Upon taking possession plaintiffs advertised complete motor repair service and remodeled the station somewhat, at an expense of about $125, to accommodate such work. For the purposes of this case, it may be assumed that for over a year and a half defendant made no objections although it knew that plaintiffs were doing a general garage business on the premises. While the garage business increased in volume at the rate of 3.8% per month, gasoline sales fell off until plaintiffs' profits from the garage business exceeded those from sales of gasoline and oil. After about 20 months defendant complained to plaintiffs about the poor service they were rendering to the gasoline station trade with a consequent falling off of gasoline sales and profits to defendant and advised plaintiffs that the owner of the premises was complaining about the use thereof for garage work to the extent that the gasoline station customers were being neglected although "the lease calls for a gasoline station only." Defendant informed plaintiffs that their course of action in that *696 regard was jeopardizing defendant's lease from the owner. Thereafter, for the reasons mentioned, defendant terminated the lease, served notice to quit upon plaintiffs, brought summary proceedings to recover possession of the premises and refused to make gasoline and oil deliveries to plaintiffs. The latter brought this suit for damages for breach of the lease in evicting plaintiffs and cutting off their gasoline and oil supply. A jury returned a verdict for plaintiffs, who appeal here from a judgment non obstante veredicto in favor of defendant.

Was the provision in the lease as to use of the premises permissive or restrictive? If restrictive, did plaintiffs' operation of a garage business thereon constitute a breach or default entitling defendant to terminate the lease? If the answer to the last question be in the affirmative, did defendant waive its rights in that regard and is it estopped to claim a breach and forfeiture?

Plaintiffs quote from 32 Am Jur, Landlord and Tenant, § 203; 51 CJS, Landlord and Tenant, § 337b; 148 ALR 585; and Pearson v.

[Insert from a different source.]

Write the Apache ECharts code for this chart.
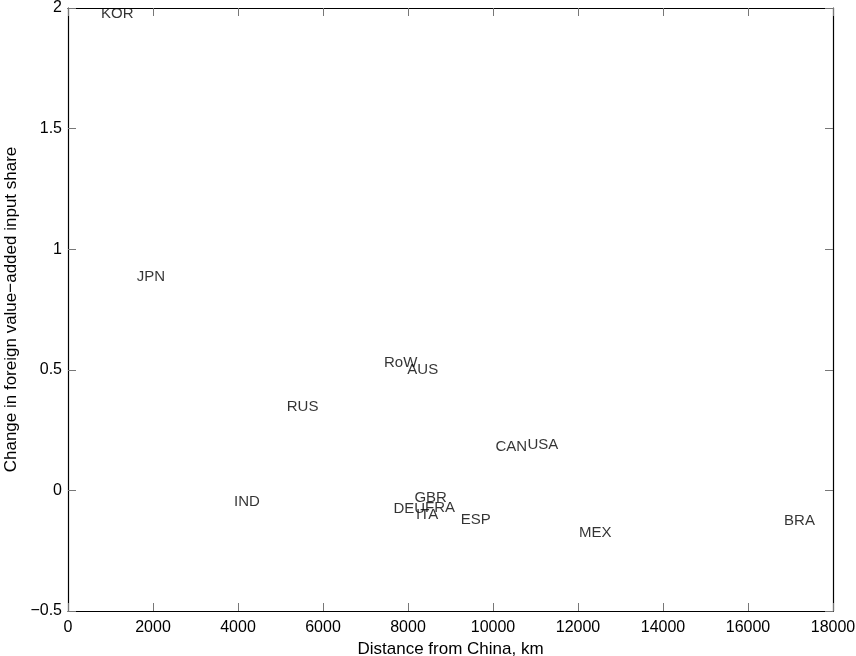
<!DOCTYPE html>
<html>
<head>
<meta charset="utf-8">
<script src="https://cdn.jsdelivr.net/npm/echarts@6/dist/echarts.min.js"></script>
<style>html,body{margin:0;padding:0;background:#fff}#c{width:856px;height:656px}</style>
</head>
<body>
<div id="c"></div>
<script>
var countries = ['KOR','JPN','RUS','IND','RoW','AUS','CAN','USA','GBR','DEU','FRA','ITA','ESP','MEX','BRA'];
var distances = [776, 1616, 5145, 3906, 7435, 7984, 10055, 10808, 8149, 7655, 8400, 8188, 9240, 12024, 16847];
var changes = [1.975, 0.886, 0.347, -0.049, 0.529, 0.499, 0.181, 0.188, -0.029, -0.077, -0.072, -0.102, -0.123, -0.178, -0.127];
var xTicks = [0, 2000, 4000, 6000, 8000, 10000, 12000, 14000, 16000, 18000];
var yTicks = [-0.5, 0, 0.5, 1, 1.5, 2];

var FONT = 'Liberation Sans, Arial, Helvetica, sans-serif';
var points = countries.map(function (c, i) { return { name: c, value: [distances[i], changes[i]] }; });

function fmtY(v) { return String(v).replace('-', '\u2212'); }
function fmtX(v) { return String(v); }

var tickStyle = { show: true, inside: true, length: 8, lineStyle: { color: '#777', width: 1 } };
var lineStyle = { show: true, onZero: false, lineStyle: { color: '#000', width: 1.2 } };

var chart = echarts.init(document.getElementById('c'), null, { renderer: 'canvas' });
chart.setOption({
  backgroundColor: '#fff',
  animation: false,
  grid: { left: 68, right: 23, top: 8, bottom: 45, containLabel: false, outerBoundsMode: 'none' },
  xAxis: [{
    type: 'value', min: xTicks[0], max: xTicks[xTicks.length - 1], interval: 2000,
    position: 'bottom',
    name: 'Distance from China, km', nameLocation: 'middle', nameGap: 28,
    nameTextStyle: { fontFamily: FONT, fontSize: 17, color: '#000' },
    axisLine: lineStyle, axisTick: tickStyle,
    axisLabel: { fontFamily: FONT, fontSize: 16, color: '#000', margin: 9, formatter: fmtX },
    splitLine: { show: false }
  }, {
    type: 'value', min: xTicks[0], max: xTicks[xTicks.length - 1], interval: 2000,
    position: 'top',
    axisLine: lineStyle, axisTick: tickStyle,
    axisLabel: { show: false }, splitLine: { show: false }
  }],
  yAxis: [{
    type: 'value', min: yTicks[0], max: yTicks[yTicks.length - 1], interval: 0.5,
    position: 'left',
    name: 'Change in foreign value\u2212added input share', nameLocation: 'middle', nameGap: 47,
    nameTextStyle: { fontFamily: FONT, fontSize: 17, color: '#000' },
    axisLine: lineStyle, axisTick: tickStyle,
    axisLabel: { fontFamily: FONT, fontSize: 16, color: '#000', margin: 6, formatter: fmtY },
    splitLine: { show: false }
  }, {
    type: 'value', min: yTicks[0], max: yTicks[yTicks.length - 1], interval: 0.5,
    position: 'right',
    axisLine: lineStyle, axisTick: tickStyle,
    axisLabel: { show: false }, splitLine: { show: false }
  }],
  series: [{
    type: 'scatter',
    xAxisIndex: 0, yAxisIndex: 0,
    data: points,
    symbolSize: 0.1,
    itemStyle: { color: 'rgba(0,0,0,0)' },
    label: {
      show: true, position: 'right', distance: 0,
      formatter: function (p) { return p.name; },
      fontFamily: FONT, fontSize: 15, color: '#000'
    },
    labelLayout: { hideOverlap: false },
    emphasis: { disabled: true }
  }]
});
</script>
</body>
</html>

Sullivan, 209 Mich 306 (9 ALR 438), to the effect that provisions in a lease relating to use generally are to be construed as permissive in character rather than restrictive. It will be noted, however, that the expression of that general rule is made subject to the qualification that use of the premises other than that specified in the lease shall not be injurious to the landlord's rights and, further, that the expressed intent of the parties is controlling of the permissive or restrictive character of the use provision. In the instant case the provisions of the lease that plaintiffs should handle and sell the products of defendant and that the amount of rent depended on gasoline sales and reference therein to the lease between defendant and the owner under which, as plaintiffs well knew, defendant was entitled to retain none of the rentals and could expect *697 as its only benefit from the leasing arrangements the profits to be made by it, as distributor, on the gasoline and petroleum products sold by plaintiffs, all these combined, without any resort to covenants by implication, to give eloquent expression to the intention of the parties that the premises should be used primarily to promote the sale of defendant's products, with such incidental uses, perhaps including auto repairing, as would serve to promote and not interfere with that primary purpose. There was a clearly expressed intent to restrict the use to such purposes. So soon as a use not intended to be more than incidental and subsidiary, as disclosed by the provisions of the lease, became in fact the primary one, relegating the intended purpose to a secondary position, a breach and default occurred entitling defendant to terminate. Such construction of the express terms of the lease encounters no barrier in the provisions of CL 1948, § 565.5 (Stat Ann § 26.524) inhibiting covenants by implication in conveyances of real estate, as none is here implied. Real Estate Stores, Inc., v. Harris, 321 Mich 623; Milligan v. Haggerty, 296 Mich 62.

Plaintiffs contend that defendant's acceptance of rent and failure to make objections to their use of the premises for garage purposes for 20 months worked a waiver of the use provision of the lease. A waiver is the intentional relinquishment of a known right inducing the belief of an intention and purpose to waive it. Couper v. Metropolitan Life Ins. Co., 250 Mich 540; Warren v. Crane, 50 Mich 300; Bailey v. Jones, 243 Mich 159. There were no proofs in the case upon which a jury should have been permitted to speculate or from which the inference could properly have been drawn that defendant agreed or intended to relinquish or waive its rights under the lease to have the station operated for the principal purpose of advancing its gasoline and oil business, *698 even though it made no objection to some garage business, on the premises. Plaintiffs cannot be said to have been induced by defendant to indulge or rely upon the belief that defendant intended a relinquishment or waiver, particularly for the reason that plaintiffs knew from the outset that defendant was bound to that same use restriction in its lease from the owner, which defendant was powerless to waive. Under the circumstances of this case and on the record made, defendant's failure to object (disputed by defendant) and its acceptance of rent for 20 months, as claimed by plaintiffs, amounted, at most, to nothing more than a waiver of past breaches. The restriction on use was a continuing one and plaintiffs' breach in that regard was equally a continuing breach. Defendant's claimed waiver of its right to terminate the lease because of the continuing breach of the restriction in the past would constitute no bar to its right to terminate on the grounds of the continuing breach of the restriction after such waiver. 32 Am Jur, Landlord and Tenant, §§ 156, 890; 18 Am & Eng Ency of Law (2d ed), 388; 3 Thompson on Real Property (perm ed), § 1476, p 733; Alexander v. Hodges, 41 Mich 691.

Defendant having acted within its rights in terminating the lease, evicting plaintiffs and cutting off their gasoline and oil supply, plaintiffs were not entitled to recover damages on account thereof. Accordingly, the judgment non obstante veredicto is affirmed, with costs to defendant.

REID, C.J., and BOYLES, NORTH, CARR, BUSHNELL, and SHARPE, JJ., concurred. BUTZEL, J., did not sit.